> _REQUIRED WORK_
Repeat the data below exactly, dropping any pictures it holds.

> _AVAILABLE DATA_
===
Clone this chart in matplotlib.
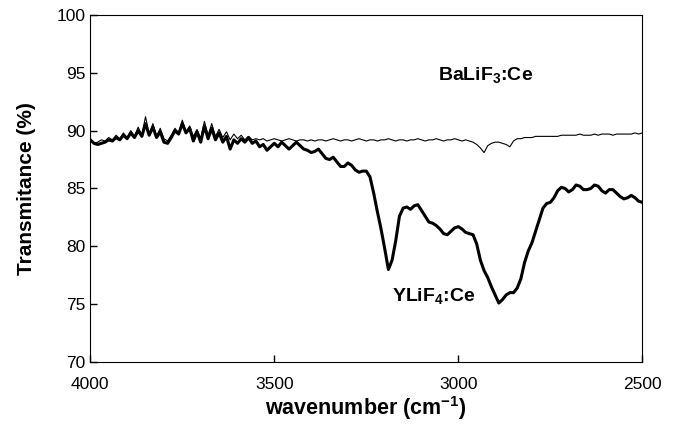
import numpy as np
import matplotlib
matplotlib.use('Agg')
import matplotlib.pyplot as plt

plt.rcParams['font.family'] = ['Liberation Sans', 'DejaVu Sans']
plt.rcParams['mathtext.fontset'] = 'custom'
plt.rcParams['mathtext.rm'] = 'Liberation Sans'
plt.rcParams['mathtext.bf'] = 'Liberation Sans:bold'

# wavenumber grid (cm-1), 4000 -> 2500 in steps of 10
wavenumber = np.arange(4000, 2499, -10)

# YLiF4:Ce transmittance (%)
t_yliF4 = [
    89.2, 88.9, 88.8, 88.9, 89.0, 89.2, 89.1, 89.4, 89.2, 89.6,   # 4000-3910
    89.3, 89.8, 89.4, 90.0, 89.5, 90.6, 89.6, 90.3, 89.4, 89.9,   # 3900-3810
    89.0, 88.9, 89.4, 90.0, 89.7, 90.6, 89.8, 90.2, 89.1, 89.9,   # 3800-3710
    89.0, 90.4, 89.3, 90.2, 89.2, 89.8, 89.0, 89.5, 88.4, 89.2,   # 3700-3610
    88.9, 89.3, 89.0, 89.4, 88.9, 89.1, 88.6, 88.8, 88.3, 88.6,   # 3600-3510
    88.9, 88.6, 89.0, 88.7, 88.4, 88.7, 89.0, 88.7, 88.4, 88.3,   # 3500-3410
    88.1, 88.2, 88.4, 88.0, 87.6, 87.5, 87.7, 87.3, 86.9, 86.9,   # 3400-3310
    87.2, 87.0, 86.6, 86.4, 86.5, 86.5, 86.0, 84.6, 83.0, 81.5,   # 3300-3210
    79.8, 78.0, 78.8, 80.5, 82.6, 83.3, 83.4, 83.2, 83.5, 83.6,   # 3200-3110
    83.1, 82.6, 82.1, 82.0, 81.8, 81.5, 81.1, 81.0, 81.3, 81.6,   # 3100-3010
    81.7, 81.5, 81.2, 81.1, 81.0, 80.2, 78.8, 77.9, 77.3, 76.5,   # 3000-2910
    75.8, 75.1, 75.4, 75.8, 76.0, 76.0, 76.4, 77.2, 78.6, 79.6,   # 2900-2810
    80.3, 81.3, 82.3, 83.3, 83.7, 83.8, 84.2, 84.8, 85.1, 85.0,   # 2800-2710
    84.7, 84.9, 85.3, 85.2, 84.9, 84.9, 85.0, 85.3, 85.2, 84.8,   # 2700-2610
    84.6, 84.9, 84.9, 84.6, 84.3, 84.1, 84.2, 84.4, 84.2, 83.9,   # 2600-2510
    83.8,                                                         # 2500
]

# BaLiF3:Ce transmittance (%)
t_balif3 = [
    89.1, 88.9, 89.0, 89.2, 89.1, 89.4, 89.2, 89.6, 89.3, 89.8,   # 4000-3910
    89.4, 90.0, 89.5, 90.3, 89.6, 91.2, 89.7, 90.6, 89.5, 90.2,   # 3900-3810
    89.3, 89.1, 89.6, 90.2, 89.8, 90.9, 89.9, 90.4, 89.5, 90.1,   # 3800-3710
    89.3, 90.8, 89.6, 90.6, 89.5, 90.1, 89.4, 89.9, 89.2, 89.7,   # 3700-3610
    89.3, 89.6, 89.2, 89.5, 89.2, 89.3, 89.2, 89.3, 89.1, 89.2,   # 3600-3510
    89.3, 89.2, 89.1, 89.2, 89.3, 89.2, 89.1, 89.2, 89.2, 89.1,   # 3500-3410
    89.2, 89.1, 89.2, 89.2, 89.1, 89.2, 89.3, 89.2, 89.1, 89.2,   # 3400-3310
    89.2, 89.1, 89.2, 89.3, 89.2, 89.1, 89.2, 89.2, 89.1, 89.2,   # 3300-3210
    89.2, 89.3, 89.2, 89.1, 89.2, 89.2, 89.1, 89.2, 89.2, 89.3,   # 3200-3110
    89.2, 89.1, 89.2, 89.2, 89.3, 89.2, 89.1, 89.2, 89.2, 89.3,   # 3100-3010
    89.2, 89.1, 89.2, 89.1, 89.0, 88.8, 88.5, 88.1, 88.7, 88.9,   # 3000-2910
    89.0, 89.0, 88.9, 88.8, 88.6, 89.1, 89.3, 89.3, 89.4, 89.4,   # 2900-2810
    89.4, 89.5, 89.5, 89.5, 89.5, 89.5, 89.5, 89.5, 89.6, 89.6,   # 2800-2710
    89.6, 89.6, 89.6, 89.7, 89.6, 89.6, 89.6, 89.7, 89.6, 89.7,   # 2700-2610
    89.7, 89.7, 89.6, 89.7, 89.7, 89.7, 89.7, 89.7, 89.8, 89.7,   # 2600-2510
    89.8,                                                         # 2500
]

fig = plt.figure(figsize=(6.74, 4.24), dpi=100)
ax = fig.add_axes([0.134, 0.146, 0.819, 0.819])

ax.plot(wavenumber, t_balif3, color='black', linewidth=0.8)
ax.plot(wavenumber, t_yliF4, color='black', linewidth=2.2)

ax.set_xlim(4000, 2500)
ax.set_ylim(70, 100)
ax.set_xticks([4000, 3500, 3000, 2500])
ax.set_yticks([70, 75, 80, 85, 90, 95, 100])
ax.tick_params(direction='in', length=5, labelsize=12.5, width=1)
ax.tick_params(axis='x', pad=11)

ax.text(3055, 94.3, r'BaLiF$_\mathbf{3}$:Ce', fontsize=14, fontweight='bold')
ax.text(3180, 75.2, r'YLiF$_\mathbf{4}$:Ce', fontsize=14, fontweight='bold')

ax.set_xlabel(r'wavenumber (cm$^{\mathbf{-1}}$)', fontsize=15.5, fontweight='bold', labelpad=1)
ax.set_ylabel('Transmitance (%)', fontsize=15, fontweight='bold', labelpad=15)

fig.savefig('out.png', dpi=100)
===
> _SOLUTION FOR THIS PROBLEM_
Clone this chart in matplotlib.
import numpy as np
import matplotlib
matplotlib.use('Agg')
import matplotlib.pyplot as plt

plt.rcParams['font.family'] = ['Liberation Sans', 'DejaVu Sans']
plt.rcParams['mathtext.fontset'] = 'custom'
plt.rcParams['mathtext.rm'] = 'Liberation Sans'
plt.rcParams['mathtext.bf'] = 'Liberation Sans:bold'

# wavenumber grid (cm-1), 4000 -> 2500 in steps of 10
wavenumber = np.arange(4000, 2499, -10)

# YLiF4:Ce transmittance (%)
t_yliF4 = [
    89.2, 88.9, 88.8, 88.9, 89.0, 89.2, 89.1, 89.4, 89.2, 89.6,   # 4000-3910
    89.3, 89.8, 89.4, 90.0, 89.5, 90.6, 89.6, 90.3, 89.4, 89.9,   # 3900-3810
    89.0, 88.9, 89.4, 90.0, 89.7, 90.6, 89.8, 90.2, 89.1, 89.9,   # 3800-3710
    89.0, 90.4, 89.3, 90.2, 89.2, 89.8, 89.0, 89.5, 88.4, 89.2,   # 3700-3610
    88.9, 89.3, 89.0, 89.4, 88.9, 89.1, 88.6, 88.8, 88.3, 88.6,   # 3600-3510
    88.9, 88.6, 89.0, 88.7, 88.4, 88.7, 89.0, 88.7, 88.4, 88.3,   # 3500-3410
    88.1, 88.2, 88.4, 88.0, 87.6, 87.5, 87.7, 87.3, 86.9, 86.9,   # 3400-3310
    87.2, 87.0, 86.6, 86.4, 86.5, 86.5, 86.0, 84.6, 83.0, 81.5,   # 3300-3210
    79.8, 78.0, 78.8, 80.5, 82.6, 83.3, 83.4, 83.2, 83.5, 83.6,   # 3200-3110
    83.1, 82.6, 82.1, 82.0, 81.8, 81.5, 81.1, 81.0, 81.3, 81.6,   # 3100-3010
    81.7, 81.5, 81.2, 81.1, 81.0, 80.2, 78.8, 77.9, 77.3, 76.5,   # 3000-2910
    75.8, 75.1, 75.4, 75.8, 76.0, 76.0, 76.4, 77.2, 78.6, 79.6,   # 2900-2810
    80.3, 81.3, 82.3, 83.3, 83.7, 83.8, 84.2, 84.8, 85.1, 85.0,   # 2800-2710
    84.7, 84.9, 85.3, 85.2, 84.9, 84.9, 85.0, 85.3, 85.2, 84.8,   # 2700-2610
    84.6, 84.9, 84.9, 84.6, 84.3, 84.1, 84.2, 84.4, 84.2, 83.9,   # 2600-2510
    83.8,                                                         # 2500
]

# BaLiF3:Ce transmittance (%)
t_balif3 = [
    89.1, 88.9, 89.0, 89.2, 89.1, 89.4, 89.2, 89.6, 89.3, 89.8,   # 4000-3910
    89.4, 90.0, 89.5, 90.3, 89.6, 91.2, 89.7, 90.6, 89.5, 90.2,   # 3900-3810
    89.3, 89.1, 89.6, 90.2, 89.8, 90.9, 89.9, 90.4, 89.5, 90.1,   # 3800-3710
    89.3, 90.8, 89.6, 90.6, 89.5, 90.1, 89.4, 89.9, 89.2, 89.7,   # 3700-3610
    89.3, 89.6, 89.2, 89.5, 89.2, 89.3, 89.2, 89.3, 89.1, 89.2,   # 3600-3510
    89.3, 89.2, 89.1, 89.2, 89.3, 89.2, 89.1, 89.2, 89.2, 89.1,   # 3500-3410
    89.2, 89.1, 89.2, 89.2, 89.1, 89.2, 89.3, 89.2, 89.1, 89.2,   # 3400-3310
    89.2, 89.1, 89.2, 89.3, 89.2, 89.1, 89.2, 89.2, 89.1, 89.2,   # 3300-3210
    89.2, 89.3, 89.2, 89.1, 89.2, 89.2, 89.1, 89.2, 89.2, 89.3,   # 3200-3110
    89.2, 89.1, 89.2, 89.2, 89.3, 89.2, 89.1, 89.2, 89.2, 89.3,   # 3100-3010
    89.2, 89.1, 89.2, 89.1, 89.0, 88.8, 88.5, 88.1, 88.7, 88.9,   # 3000-2910
    89.0, 89.0, 88.9, 88.8, 88.6, 89.1, 89.3, 89.3, 89.4, 89.4,   # 2900-2810
    89.4, 89.5, 89.5, 89.5, 89.5, 89.5, 89.5, 89.5, 89.6, 89.6,   # 2800-2710
    89.6, 89.6, 89.6, 89.7, 89.6, 89.6, 89.6, 89.7, 89.6, 89.7,   # 2700-2610
    89.7, 89.7, 89.6, 89.7, 89.7, 89.7, 89.7, 89.7, 89.8, 89.7,   # 2600-2510
    89.8,                                                         # 2500
]

fig = plt.figure(figsize=(6.74, 4.24), dpi=100)
ax = fig.add_axes([0.134, 0.146, 0.819, 0.819])

ax.plot(wavenumber, t_balif3, color='black', linewidth=0.8)
ax.plot(wavenumber, t_yliF4, color='black', linewidth=2.2)

ax.set_xlim(4000, 2500)
ax.set_ylim(70, 100)
ax.set_xticks([4000, 3500, 3000, 2500])
ax.set_yticks([70, 75, 80, 85, 90, 95, 100])
ax.tick_params(direction='in', length=5, labelsize=12.5, width=1)
ax.tick_params(axis='x', pad=11)

ax.text(3055, 94.3, r'BaLiF$_\mathbf{3}$:Ce', fontsize=14, fontweight='bold')
ax.text(3180, 75.2, r'YLiF$_\mathbf{4}$:Ce', fontsize=14, fontweight='bold')

ax.set_xlabel(r'wavenumber (cm$^{\mathbf{-1}}$)', fontsize=15.5, fontweight='bold', labelpad=1)
ax.set_ylabel('Transmitance (%)', fontsize=15, fontweight='bold', labelpad=15)

fig.savefig('out.png', dpi=100)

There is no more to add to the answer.